You wanted to say "few-shot" and "github" a couple times so someone like epokkk or iaafr would come in here and say "wow this guy really knows what he's talking about! He knows about github!"

hbotz · August 23, 2020, 9:43pm

tfw ewiz is a GPT-3 model that recombobulated

we start this section by explicitly defining and contrasting the different settings that we will be evaluating GPT-3 on or could in principle evaluate GPT-3 on ... Fine Tuning (FT) ... Few-Shot (FS) ... One-Shot (1S) ... Zero-Shot (0S)

into

notably misinterpreting what "fine tuning" means

electrowizard · August 23, 2020, 9:44pm

You're right, the API for fine-tuning hasn't been released: it comes out in a few weeks. I've been working with zero and one-shot, so I hadn't checked if it was out yet. It's still important to know if it's zero, one, or few-shot and what prompt/response pairs were used

LuckyArtist · August 23, 2020, 9:44pm

How about you idiots just ask the ai about this

big_ass · August 23, 2020, 9:45pm

electrowizard · August 23, 2020, 9:45pm

Some papers before GPT-3 referred to few-shot as a fine-tuning mechanism. I already stated that depending on the paper, some classify it as fine-tuning while some depend on the scale of the dataset being a certain size for it to qualify as fine-tuning

LuckyArtist · August 23, 2020, 9:46pm

Look how easy this was
https://philosopherai.com/philosopher/are-you-zero-shot-or-one-shot-6358a0

electrowizard · August 23, 2020, 9:47pm

I fucking said this moron. Fuck off

electrowizard · August 23, 2020, 9:48pm

This shit is literally my job you fucking idiot.

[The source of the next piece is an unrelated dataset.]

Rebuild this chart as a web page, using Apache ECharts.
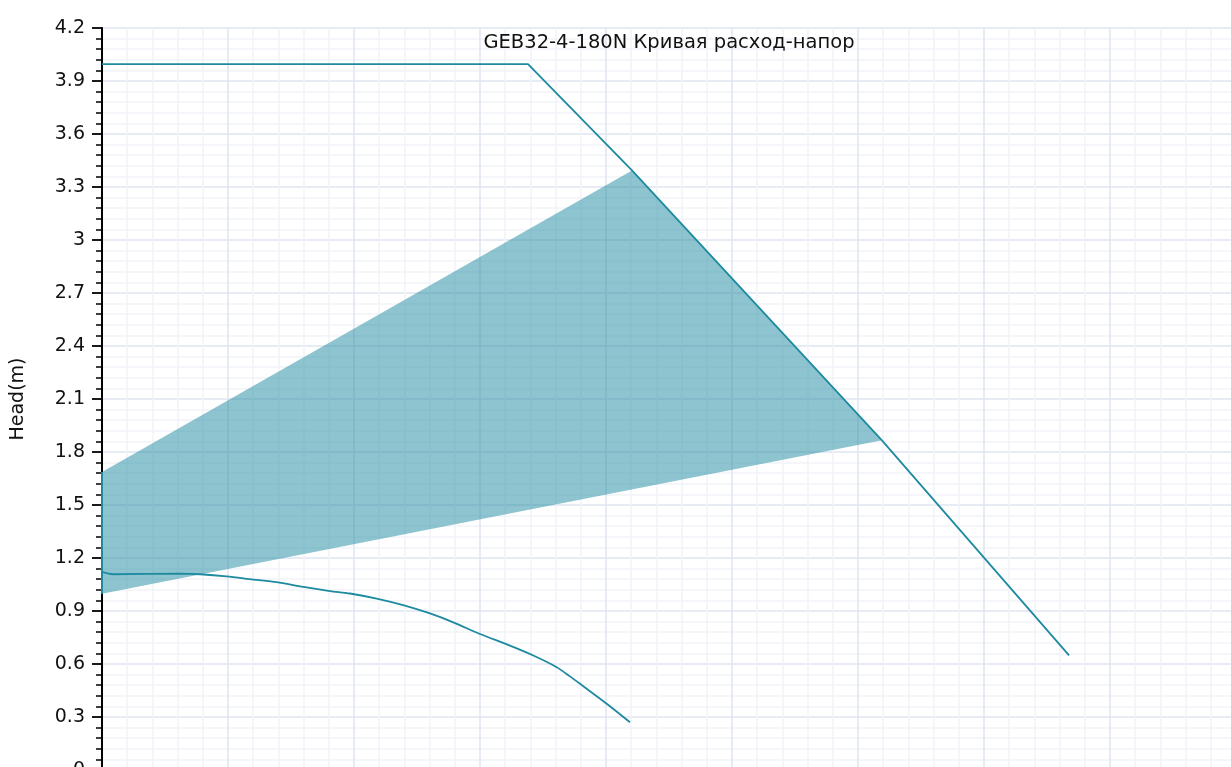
<!DOCTYPE html>
<html>
<head>
<meta charset="utf-8">
<script src="https://cdn.jsdelivr.net/npm/echarts@6/dist/echarts.min.js"></script>
<style>
html,body{margin:0;padding:0;background:#fff;}
#chart{width:1231px;height:767px;}
</style>
</head>
<body>
<div id="chart"></div>
<script>
// ---- data (flow units, head in m) ----
const titleText = 'GEB32-4-180N Кривая расход-напор';
const yAxisName = 'Head(m)';
const maxCurve = [[0, 3.995], [3.381, 3.995], [4.206, 3.394], [6.19, 1.866], [7.675, 0.649]];
const minCurve = [
  [0, 1.121], [0.087, 1.108], [0.619, 1.112], [0.778, 1.108], [0.988, 1.096],
  [1.2, 1.078], [1.387, 1.063], [1.598, 1.036], [1.81, 1.013], [1.968, 0.999],
  [2.18, 0.970], [2.39, 0.933], [2.603, 0.886], [2.788, 0.836], [3.0, 0.770],
  [3.238, 0.704], [3.423, 0.648], [3.609, 0.582], [3.714, 0.530], [3.82, 0.474],
  [4.006, 0.375], [4.19, 0.270]
];
const regionPolygon = [[0, 1.687], [4.206, 3.394], [6.19, 1.866], [0, 0.998]];
const regionLeftEdge = [[0, 1.687], [0, 0.998]];

const lineColor = '#1d8aa0';
const font = 'DejaVu Sans';

const chart = echarts.init(document.getElementById('chart'));
chart.setOption({
  animation: false,
  backgroundColor: '#fff',
  title: {
    text: titleText,
    left: 669,
    top: 33,
    padding: 0,
    textAlign: 'center',
    textStyle: {fontFamily: font, fontSize: 19.5, fontWeight: 'normal', color: '#111'}
  },
  grid: {left: 102, right: -5, top: 28, bottom: -3, containLabel: false, outerBoundsMode: 'none'},
  xAxis: {
    type: 'value', min: 0, max: 9, interval: 1,
    axisLine: {show: true, lineStyle: {color: '#000', width: 2}},
    axisTick: {show: true, length: 10, lineStyle: {color: '#000', width: 1.5}},
    minorTick: {show: true, splitNumber: 5, length: 6, lineStyle: {color: '#000', width: 1.5}},
    axisLabel: {fontFamily: font, fontSize: 19, color: '#111'},
    splitLine: {show: true, lineStyle: {color: '#dfe4ef', width: 1.5}},
    minorSplitLine: {show: true, lineStyle: {color: '#f1f3f9', width: 1.5}}
  },
  yAxis: {
    type: 'value', min: 0, max: 4.2, interval: 0.3,
    name: yAxisName, nameLocation: 'middle', nameGap: 74,
    nameTextStyle: {fontFamily: font, fontSize: 19, color: '#111'},
    axisLine: {show: true, lineStyle: {color: '#000', width: 2}},
    axisTick: {show: true, length: 10, lineStyle: {color: '#000', width: 1.8}},
    minorTick: {show: true, splitNumber: 5, length: 6, lineStyle: {color: '#000', width: 1.5}},
    axisLabel: {fontFamily: font, fontSize: 19, color: '#111', margin: 17},
    splitLine: {show: true, lineStyle: {color: '#dfe4ef', width: 1.5}},
    minorSplitLine: {show: true, lineStyle: {color: '#f1f3f9', width: 1.5}}
  },
  series: [
    {
      type: 'custom',
      z: 1,
      renderItem: function (params, api) {
        if (params.dataIndex !== 0) return null;
        const pts = regionPolygon.map(p => api.coord(p));
        return {
          type: 'polygon',
          shape: {points: pts},
          style: {fill: 'rgba(29,138,160,0.5)', stroke: null}
        };
      },
      data: [regionPolygon[0]]
    },
    {
      type: 'line', data: regionLeftEdge, showSymbol: false, symbol: 'none', z: 3,
      lineStyle: {color: lineColor, width: 2}
    },
    {
      type: 'line', data: maxCurve, showSymbol: false, symbol: 'none', z: 3,
      lineStyle: {color: lineColor, width: 1.8}
    },
    {
      type: 'line', data: minCurve, showSymbol: false, symbol: 'none', z: 3, smooth: 0.3,
      lineStyle: {color: lineColor, width: 1.8}
    }
  ]
});
</script>
</body>
</html>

electrowizard · August 23, 2020, 9:50pm

It is very likely that NVIDIA is like they have with every other extremely large language model to present an optimized training mechanism specific to their hardware. Come the fuck on

electrowizard · August 23, 2020, 9:51pm

I need to reread the paper, but I believe it can learn to reject from zero-shot if it concludes that the prompt given isn't similar enough to the zero-shot prompt

big_ass · August 23, 2020, 9:51pm

hbotz · August 23, 2020, 9:51pm

you said you were working on it, right?

can you give an example of what you mean by a "zero-shot prompt"

electrowizard · August 23, 2020, 9:52pm

Yes, none of that shit is contradictory. Saying that there would be vastly improved performance with from-scratch training on a philosophy corpus doesn't contradict shit when THE FUCKING SENTENCE BEFORE THAT says it's very unlikely any of that is true.